Designed to support visualization service providers, the system enables rapid trend discovery, technique identification, and cross-domain consulting. Initial evaluations show a manual-verification accuracy of 91.2%, with the potential to reduce manual annotation efforts by over 98%. Future work will integrate Vision Transformer embeddings with t-SNE/UMAP dimensionality reduction for taxonomy-free exploration.
This work would not have been possible without the support of the ITP community, as well as Carolina Roe-Raymond (Princeton University) and Devin Richard Bayly (University of Arizona).
Technical Details
Data Acquisition & Preprocessing:
1. OpenAlex API harvesting
2. Playwright browser automation
3. pdffigures2 for figure–caption extraction
4. VisImages-Detection (Faster R‑CNN) for subfigure isolation
Classification:
1. Zero-shot chart-type inference via OpenAI GPT‑4o (version: 2024‑08‑06)
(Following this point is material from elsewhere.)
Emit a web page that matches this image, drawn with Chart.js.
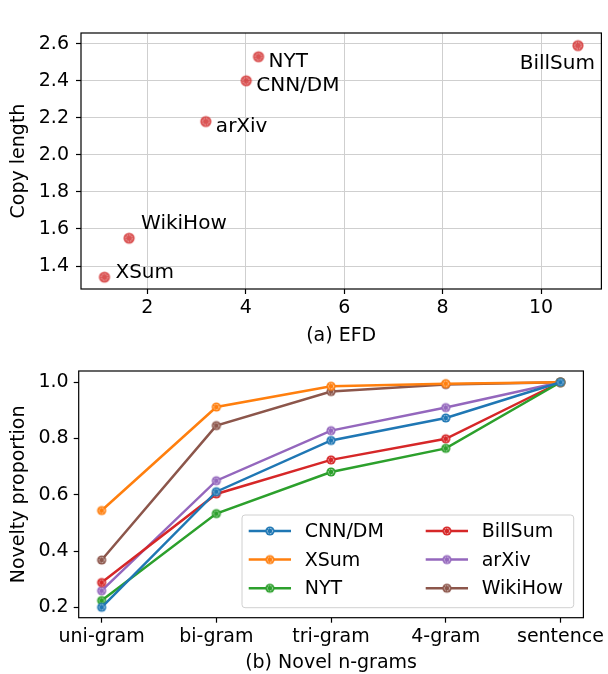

2. Caption-based prompt engineering
Interface:
1. 2D dashboards: Observable Framework
2. 3D exploration: Three.js and D3.js
3. Future work: Taxonomy-free embedding using t‑SNE/UMAP on Vision Transformer features
Research/Context
This work proposes a quantitative analysis pipeline for visualization datasets, combining bibliometric and document analysis foundations. Using this pipeline, we built one of the largest institutional collections of visualization figures (>30k images), supporting flexible, user-defined taxonomy. Unlike prior projects such as Beagle’s web extraction [Battle et al. 2018] and Vis30k’s curated datasets [Chen et al. 2021], our approach eliminates manual annotation overhead by incorporating LLM-based zero-shot labeling. Drawing interface inspirations from Google’s t-SNE Map [Diagne et al. 2018] and Duhaime’s Three.js guide [Duhaime 2017], we designed a 3D interactive exploration environment. Comparisons to VisImages [Deng et al. 2022] emphasize challenges in multi-label figure handling and motivate subfigure isolation strategies. This work demonstrates how AI4Vis techniques can streamline visualization consulting, trend analysis, and technique discovery at scale across institutions.